The amplitude of a lump solution u is defined as max |u|, and the location of a lump solution is then defined as the place where the max |u| is attained. With these definitions, we know that the amplitude of \(u^\mathrm{{(I)}}\) is \(\frac{2|a_{1}a_{6}-a_{2}a_{5}|}{\sqrt{-(a_{1}a_{2}+a_{5}a_{6})(a_{2}^2+a_{6}^2)}}\) and initially located at

$$\begin{aligned} \left( \frac{\epsilon \sqrt{a_{1}^2+a_{5}^2}(a_{2}a_{8}-a_{4}a_{6})\pm \sqrt{a_{9}}(a_{1}a_{6}-a_{2}a_{5})}{\epsilon \sqrt{a_{1}^2+a_{5}^2}(a_{1}a_{6}-a_{2}a_{5})}, \frac{a_{4}a_{5}-a_{1}a_{8}}{a_{1}a_{6}-a_{2}a_{5}}\right) , \end{aligned}$$

where \(a_{i}\) (\(1\le i \le 9\)) are given in  (9) and the amplitude of \(u^\mathrm{{(II)}}\) is \(\frac{2|a_{1}a_{7}-a_{3}a_{5}|}{\sqrt{-3(a_{1}a_{3}+a_{5}a_{7})(a_{1}^2-a_{3}^2+a_{5}^2-a_{7}^2)}}\) and initially located at

$$\begin{aligned} \left( \frac{\epsilon \sqrt{a_{1}^2+a_{5}^2} (a_{2}a_{8}-a_{4}a_{6})\pm \sqrt{a_{9}}(a_{1}a_{6}-a_{2}a_{5})}{\epsilon \sqrt{a_{1}^2+a_{5}^2}(a_{1}a_{6}-a_{2}a_{5})}, \frac{a_{4}a_{5}-a_{1}a_{8}}{a_{1}a_{6}-a_{2}a_{5}}\right) , \end{aligned}$$

where \(a_{i}\) (\(1\le i \le 9\)) are given in  (16), and

$$\begin{aligned} \epsilon =\left\{ \begin{aligned}&1, \quad a_{5}>0, \\&-1, \quad a_{5}<0. \end{aligned} \right. \end{aligned}$$

The localized characteristics and energy distribution of the lump solutions can be seen clearly in Figs. 1 and 2 including 3-dimensional plots, density plots and 2-dimensional curves with particular choices of the involved parameters in the potential function u.

5 Concluding remarks

Lump solution is a type of rational solution, and another type of exact solution with rational function amplitudes is rogue wave solution, which attracts recent attention in describing nonlinear wave phenomena in oceanography and nonlinear optics [30, 31]. In this paper, we have derived two classes of lump solutions (see Eqs. 13 and 20) to the dimensionally reduced Eqs. (7) and (15), respectively, by searching for positive quadratic function solutions to the associated bilinear equations, i.e., Eqs. (6) and (14). This method can be used to search for rogue wave solutions, that is to say, rogue wave solutions could be generated as well in terms of positive polynomial solutions to the associated bilinear equations. Work of this aspect will be proceeded in our future papers.

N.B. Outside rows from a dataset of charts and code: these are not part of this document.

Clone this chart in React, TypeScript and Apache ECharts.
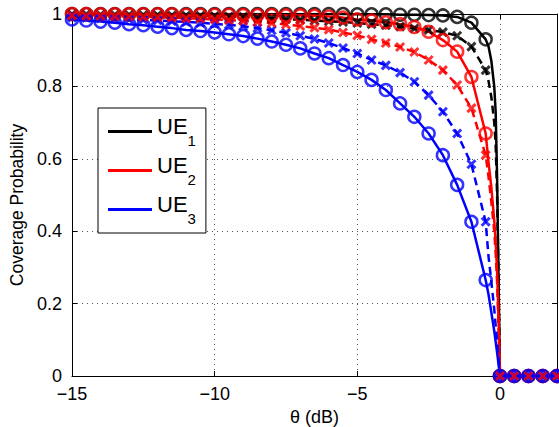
import React, { useEffect, useRef } from 'react';
import * as echarts from 'echarts';

// θ (dB) positions of the markers
const thetaMarks = [
  -15, -14.5, -14, -13.5, -13, -12.5, -12, -11.5, -11, -10.5, -10, -9.5, -9, -8.5, -8, -7.5,
  -7, -6.5, -6, -5.5, -5, -4.5, -4, -3.5, -3, -2.5, -2, -1.5, -1, -0.5, 0, 0.5, 1, 1.5, 2,
];
// extra θ points read between -0.5 dB and 0 dB, where curves fall steeply
const tailTheta = [-0.4, -0.3, -0.2, -0.15, -0.1, -0.05];

// UE1 (black)
const ue1Exact = [
  1, 1, 1, 1, 1, 1, 1, 1, 1, 1, 1, 1, 1, 1, 1, 1,
  1, 1, 1, 1, 0.999, 0.999, 0.999, 0.998, 0.998, 0.997, 0.996, 0.992, 0.976, 0.93, 0, 0, 0, 0, 0,
];
const ue1ExactTail = [0.91, 0.87, 0.8, 0.73, 0.55, 0.28];
const ue1Approx = [
  0.999, 0.999, 0.998, 0.998, 0.998, 0.997, 0.997, 0.996, 0.996, 0.995, 0.994, 0.993, 0.992, 0.99, 0.988, 0.986,
  0.984, 0.982, 0.98, 0.978, 0.975, 0.972, 0.969, 0.965, 0.96, 0.956, 0.95, 0.94, 0.91, 0.845, 0, 0, 0, 0, 0,
];
const ue1ApproxTail = [0.815, 0.77, 0.7, 0.64, 0.5, 0.26];

// UE2 (red)
const ue2Exact = [
  1, 1, 0.999, 0.999, 0.999, 0.999, 0.999, 0.999, 0.998, 0.998, 0.998, 0.998, 0.997, 0.997, 0.997, 0.996,
  0.996, 0.995, 0.993, 0.99, 0.985, 0.982, 0.977, 0.972, 0.964, 0.951, 0.928, 0.896, 0.826, 0.67, 0, 0, 0, 0, 0,
];
const ue2ExactTail = [0.59, 0.52, 0.43, 0.37, 0.29, 0.16];
const ue2Approx = [
  0.996, 0.995, 0.995, 0.994, 0.993, 0.992, 0.991, 0.99, 0.988, 0.987, 0.985, 0.983, 0.981, 0.978, 0.975, 0.971,
  0.967, 0.962, 0.957, 0.949, 0.941, 0.93, 0.92, 0.909, 0.895, 0.873, 0.845, 0.804, 0.74, 0.61, 0, 0, 0, 0, 0,
];
const ue2ApproxTail = [0.55, 0.48, 0.4, 0.34, 0.26, 0.14];

// UE3 (blue)
const ue3Exact = [
  0.985, 0.982, 0.979, 0.976, 0.972, 0.969, 0.965, 0.961, 0.956, 0.953, 0.949, 0.944, 0.939, 0.932, 0.924, 0.915,
  0.905, 0.891, 0.878, 0.859, 0.84, 0.818, 0.79, 0.753, 0.716, 0.67, 0.61, 0.528, 0.426, 0.265, 0, 0, 0, 0, 0,
];
const ue3ExactTail = [0.225, 0.175, 0.125, 0.095, 0.065, 0.033];
const ue3Approx = [
  0.99, 0.989, 0.988, 0.987, 0.985, 0.984, 0.982, 0.98, 0.978, 0.976, 0.973, 0.97, 0.966, 0.961, 0.955, 0.948,
  0.94, 0.931, 0.92, 0.906, 0.891, 0.873, 0.858, 0.838, 0.813, 0.776, 0.73, 0.67, 0.585, 0.426, 0, 0, 0, 0, 0,
];
const ue3ApproxTail = [0.33, 0.26, 0.185, 0.14, 0.1, 0.05];

const ueNames = ['UE1', 'UE2', 'UE3'];
const ueColors = ['#000000', '#ff0000', '#0000ff'];
const xTicks = { min: -15, max: 2, interval: 5 };
const yTicks = { min: 0, max: 1, interval: 0.2 };

const FONT = 'Liberation Sans, Arial, Helvetica, sans-serif';
const X_MARK = 'path://M0,0L10,10M10,0L0,10';

function markerData(vals: number[]) {
  return thetaMarks.map((x, i) => [x, vals[i]]);
}
function curveData(vals: number[], tail: number[]) {
  const out: number[][] = [];
  thetaMarks.forEach((x, i) => {
    if (x === 0) tailTheta.forEach((t, j) => out.push([t, tail[j]]));
    out.push([x, vals[i]]);
  });
  return out;
}

export default function App() {
  const ref = useRef<HTMLDivElement>(null);
  useEffect(() => {
    if (!ref.current) return;
    const chart = echarts.init(ref.current, undefined, { renderer: 'svg' });
    const exact = [ue1Exact, ue2Exact, ue3Exact];
    const exactTail = [ue1ExactTail, ue2ExactTail, ue3ExactTail];
    const approx = [ue1Approx, ue2Approx, ue3Approx];
    const approxTail = [ue1ApproxTail, ue2ApproxTail, ue3ApproxTail];

    const lineSeries: any[] = [];
    for (let k = 0; k < 3; k++) {
      lineSeries.push({
        name: ueNames[k],
        type: 'line',
        data: curveData(exact[k], exactTail[k]),
        showSymbol: false,
        symbol: 'none',
        color: ueColors[k],
        lineStyle: { color: ueColors[k], width: 2.5 },
        silent: true,
        z: 2,
      });
      lineSeries.push({
        name: ueNames[k] + ' approx',
        type: 'line',
        data: curveData(approx[k], approxTail[k]),
        showSymbol: false,
        symbol: 'none',
        color: ueColors[k],
        lineStyle: { color: ueColors[k], width: 2.5, type: [8, 5] },
        silent: true,
        z: 2,
      });
    }
    const circle = (k: number, filledZero: boolean) => ({
      name: ueNames[k] + ' sim',
      type: 'scatter',
      symbol: 'circle',
      symbolSize: 12,
      silent: true,
      z: 3,
      itemStyle: { color: 'rgba(0,0,0,0)', borderColor: ueColors[k], borderWidth: 2.5 },
      data: markerData(exact[k]).map((p) =>
        filledZero && p[1] === 0 ? { value: p, itemStyle: { color: ueColors[k] } } : p
      ),
    });
    const cross = (k: number) => ({
      name: ueNames[k] + ' approx sim',
      type: 'scatter',
      symbol: X_MARK,
      symbolSize: 8,
      silent: true,
      z: 3,
      itemStyle: { color: 'rgba(0,0,0,0)', borderColor: ueColors[k], borderWidth: 3 },
      data: markerData(approx[k]),
    });
    const markerSeries = [circle(0, false), cross(0), circle(1, false), cross(2), circle(2, true), cross(1)];

    const axisLabelStyle = { color: '#000', fontFamily: FONT, fontSize: 18 };
    const grid = {
      left: 72,
      right: 2,
      top: 14,
      bottom: 51,
      outerBoundsMode: 'none',
      containLabel: false,
    };

    chart.setOption({
      animation: false,
      backgroundColor: '#ffffff',
      grid,
      legend: {
        data: ueNames,
        orient: 'vertical',
        left: 98,
        top: 108,
        padding: [7, 10, 7, 10],
        itemGap: 6,
        itemWidth: 44,
        itemHeight: 3,
        icon: 'rect',
        borderColor: '#000',
        borderWidth: 1,
        backgroundColor: '#fff',
        selectedMode: false,
        formatter: (name: string) => `{u|UE}{s|${name.slice(2)}}`,
        textStyle: {
          color: '#000',
          fontFamily: FONT,
          rich: {
            u: { fontSize: 22, fontFamily: FONT, color: '#000', lineHeight: 33, verticalAlign: 'top' },
            s: { fontSize: 15, fontFamily: FONT, color: '#000', lineHeight: 33, verticalAlign: 'bottom' },
          },
        },
      },
      xAxis: [
        {
          type: 'value',
          ...xTicks,
          name: 'θ (dB)',
          nameLocation: 'middle',
          nameGap: 32,
          nameTextStyle: { color: '#000', fontFamily: FONT, fontSize: 18 },
          axisLine: { show: true, onZero: false, lineStyle: { color: '#000', width: 1 } },
          axisTick: { show: true, inside: true, length: 5, lineStyle: { color: '#000' } },
          axisLabel: {
            ...axisLabelStyle,
            margin: 9,
            showMaxLabel: false,
            formatter: (v: number) => (v < 0 ? '\u2212' + Math.abs(v) : String(v)),
          },
          splitLine: {
            show: true,
            showMinLine: false,
            showMaxLine: false,
            lineStyle: { color: '#555', width: 1, type: [1, 4] },
          },
        },
        {
          type: 'value',
          ...xTicks,
          position: 'top',
          axisLine: { show: true, onZero: false, lineStyle: { color: '#000', width: 1 } },
          axisTick: { show: true, inside: true, length: 5, lineStyle: { color: '#000' } },
          axisLabel: { show: false },
          splitLine: { show: false },
        },
      ],
      yAxis: [
        {
          type: 'value',
          ...yTicks,
          name: 'Coverage Probability',
          nameLocation: 'middle',
          nameGap: 38,
          nameTextStyle: { color: '#000', fontFamily: FONT, fontSize: 17.5, padding: [0, 20, 0, 0] },
          axisLine: { show: true, onZero: false, lineStyle: { color: '#000', width: 1 } },
          axisTick: { show: true, inside: true, length: 5, lineStyle: { color: '#000' } },
          axisLabel: { ...axisLabelStyle, margin: 10 },
          splitLine: {
            show: true,
            showMinLine: false,
            showMaxLine: false,
            lineStyle: { color: '#555', width: 1, type: [1, 4] },
          },
        },
        {
          type: 'value',
          ...yTicks,
          position: 'right',
          axisLine: { show: true, onZero: false, lineStyle: { color: '#000', width: 1 } },
          axisTick: { show: true, inside: true, length: 5, lineStyle: { color: '#000' } },
          axisLabel: { show: false },
          splitLine: { show: false },
        },
      ],
      series: [...lineSeries, ...markerSeries],
    });
    return () => chart.dispose();
  }, []);
  return (
    <div
      ref={ref}
      style={{ position: 'fixed', left: 0, top: 0, width: 559, height: 427, background: '#fff' }}
    />
  );
}
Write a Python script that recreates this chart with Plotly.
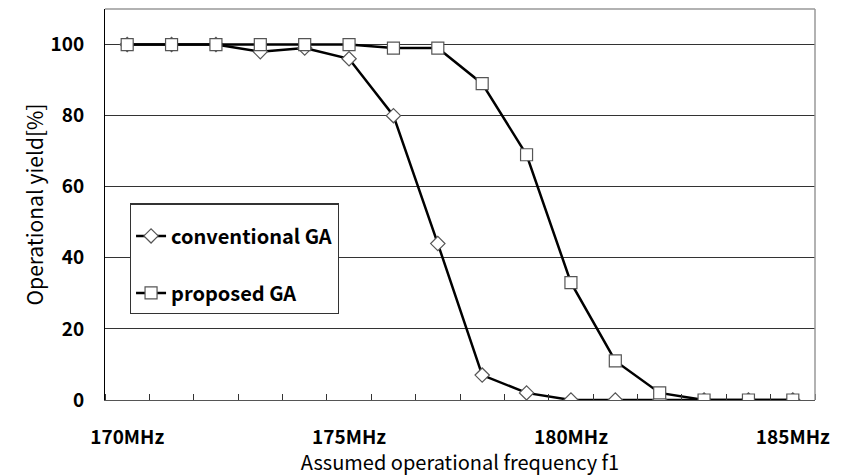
import plotly.graph_objects as go

freq_mhz = list(range(170, 186))
conventional = [100, 100, 100, 98, 99, 96, 80, 44, 7, 2, 0, 0, 0, 0, 0, 0]
proposed = [100, 100, 100, 100, 100, 100, 99, 99, 89, 69, 33, 11, 2, 0, 0, 0]
x_tick_vals = [170, 175, 180, 185]
x_tick_text = ["170MHz", "175MHz", "180MHz", "185MHz"]
y_tick_vals = [0, 20, 40, 60, 80, 100]

FONT = "Noto Sans CJK JP"

fig = go.Figure()
fig.add_trace(go.Scatter(
    x=freq_mhz, y=conventional, name="conventional GA", mode="lines+markers",
    line=dict(color="black", width=2.5), legendgroup="a",
    marker=dict(symbol="diamond", size=11, color="white", line=dict(color="#555", width=1.2)),
))
fig.add_trace(go.Scatter(
    x=freq_mhz, y=proposed, name="proposed GA", mode="lines+markers",
    line=dict(color="black", width=2.5), legendgroup="b",
    marker=dict(symbol="square", size=12, color="white", line=dict(color="#555", width=1.2)),
))

# page body has an 8px margin; figure is sized/offset to compensate
fig.update_layout(
    width=840, height=468,
    margin=dict(l=97, t=1, r=33, b=76, autoexpand=False),
    paper_bgcolor="white", plot_bgcolor="white",
    font=dict(family=FONT, color="black"),
    legend=dict(
        x=0.035, y=0.5026, xref="paper", yref="paper",
        xanchor="left", yanchor="top",
        bordercolor="#333", borderwidth=1.2, bgcolor="white",
        font=dict(size=20, family=FONT, weight="bold"),
        title=dict(text=" ", font=dict(size=9)),
        traceorder="grouped", tracegroupgap=28,
    ),
    showlegend=True,
    xaxis=dict(
        range=[169.5, 185.5], tickvals=x_tick_vals, ticktext=x_tick_text,
        ticks="", showgrid=False, zeroline=False, automargin=False,
        showline=True, linecolor="#555", linewidth=1,
        ticklabelstandoff=20,
        tickfont=dict(size=19, family=FONT, weight="bold"),
        title=dict(text="Assumed operational frequency f1", font=dict(size=20, family=FONT), standoff=5),
        minor=dict(ticks="inside", tick0=170.5, dtick=1, ticklen=6, tickcolor="#333", showgrid=False),
    ),
    yaxis=dict(
        range=[0, 110], tickvals=y_tick_vals, ticks="", automargin=False,
        showgrid=True, gridcolor="#333", gridwidth=1, zeroline=False,
        showline=True, linecolor="black", linewidth=1,
        ticklabelstandoff=16,
        tickfont=dict(size=19, family=FONT, weight="bold"),
        title=dict(text="Operational yield[%]", font=dict(size=21, family=FONT), standoff=1),
    ),
    shapes=[
        dict(type="line", xref="paper", yref="paper", x0=0, x1=1, y0=1, y1=1, line=dict(color="#999", width=1.5)),
        dict(type="line", xref="paper", yref="paper", x0=1, x1=1, y0=0, y1=1, line=dict(color="#999", width=1.5)),
    ],
)

fig.write_html("out.html")
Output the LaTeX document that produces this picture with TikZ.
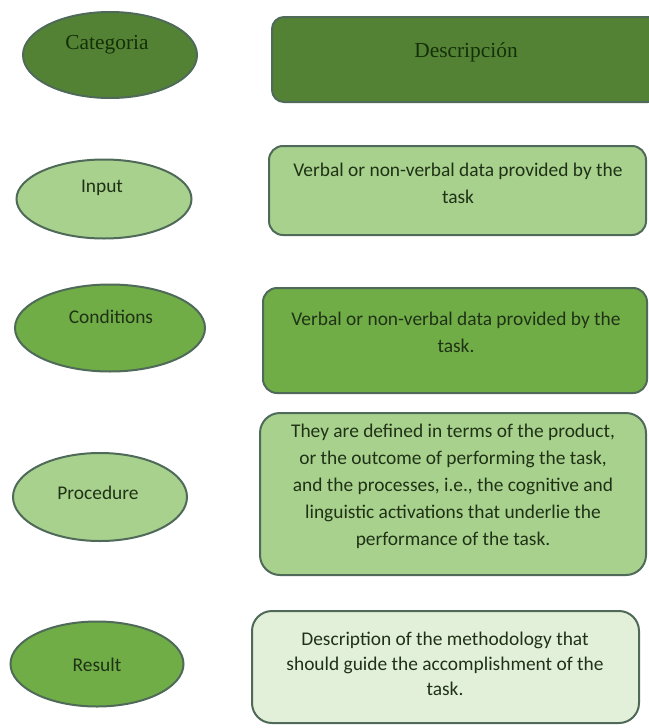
\documentclass[tikz,border=0pt]{standalone}
\usepackage{fontspec}
\setmainfont{Carlito}
\newfontfamily\headfont{Liberation Serif}
\usepackage{xcolor}
\usepackage{tikz}
\usetikzlibrary{shapes.geometric}
\definecolor{darkgrn}{HTML}{548235}
\definecolor{midgrn}{HTML}{70AD47}
\definecolor{lightgrn}{HTML}{A9D18E}
\definecolor{palegrn}{HTML}{E2F0D9}
\definecolor{edgegrn}{HTML}{4F6A58}
\definecolor{inkgrn}{HTML}{1F3216}
\definecolor{headgrn}{HTML}{143008}
\tikzset{
	oval/.style={ellipse, draw=edgegrn, line width=1pt},
	card/.style={rectangle, draw=edgegrn, line width=1pt},
	txt/.style={text=inkgrn, font=\fontsize{9.7}{13.5}\selectfont, align=center},
	head/.style={text=headgrn, font=\headfont\fontsize{10.7}{13}\selectfont}
}

\begin{document}
\begin{tikzpicture}[x=0.5pt,y=-0.5pt]
	\useasboundingbox (0,0) rectangle (648,728);
	\node[oval, fill=darkgrn, minimum width=87pt, minimum height=43pt] (cat) at (110,55) {};
	\node[head] (catT) at (107,45) {Categoria};
	\node[card, fill=darkgrn, rounded corners=6pt, minimum width=194pt, minimum height=42.5pt] (desc) at (466,59.5) {};
	\node[head] (descT) at (466,52) {Descripción};

	\node[oval, fill=lightgrn, minimum width=87.5pt, minimum height=39.5pt] (inp) at (104,199) {};
	\node[txt] (inpT) at (102,188) {Input};
	\node[card, fill=lightgrn, rounded corners=7pt, minimum width=188.5pt, minimum height=44.5pt] (inpBox) at (457.5,190.5) {};
	\node[txt] (inpBoxT) at (458,183.5) {Verbal or non-verbal data provided by the\\task};

	\node[oval, fill=midgrn, minimum width=95pt, minimum height=43.5pt] (cond) at (110,328) {};
	\node[txt] (condT) at (111,317) {Conditions};
	\node[card, fill=midgrn, rounded corners=7pt, minimum width=192pt, minimum height=52.5pt] (condBox) at (455,340.5) {};
	\node[txt] (condBoxT) at (456,332) {Verbal or non-verbal data provided by the\\task.};

	\node[oval, fill=lightgrn, minimum width=87pt, minimum height=44pt] (proc) at (100,497) {};
	\node[txt] (procT) at (98,493) {Procedure};
	\node[card, fill=lightgrn, rounded corners=10pt, minimum width=193pt, minimum height=81pt] (procBox) at (453,494) {};
	\node[txt] (procBoxT) at (453,486) {They are defined in terms of the product,\\or the outcome of performing the task,\\and the processes, i.e., the cognitive and\\linguistic activations that underlie the\\performance of the task.};

	\node[oval, fill=midgrn, minimum width=86.5pt, minimum height=42.5pt] (res) at (97,664) {};
	\node[txt] (resT) at (97,665) {Result};
	\node[card, fill=palegrn, rounded corners=10pt, minimum width=193.5pt, minimum height=56pt] (resBox) at (445.5,667) {};
	\node[txt, font=\fontsize{9.7}{12.5}\selectfont] (resBoxT) at (445,664) {Description of the methodology that\\should guide the accomplishment of the\\task.};
\end{tikzpicture}
\end{document}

It should be noticed that we have studied lump solutions to two types of dimensional reductions with \(z=y\) and \(z=t\) for Eq. (2), or correspondingly for Eq. (4). For the reduction with \(z=x\), Eq. (2) is reduced to

$$\begin{aligned}&2\,[(ff_{ty}-f_{t}f_{y}+f_{xxx}f_{y}+3\,f_{xxy}f_{x}\nonumber \\&\quad -3\,f_{xx}f_{xy}-ff_{xxxy}]=0, \end{aligned}$$
(21)

which is linked to

$$\begin{aligned}&u_{yt}-u_{xxxy}-3\,(u_{x}u_{y})_{x}=0, \end{aligned}$$
(22)

through the transformation (8). We have found no positive quadratic function solutions in terms of Eqs. (5)–(21) such that no lump solutions to Eq. (22) either. How to derive lump solutions or how to prove its nonexistence to Eq. (22) is a further question.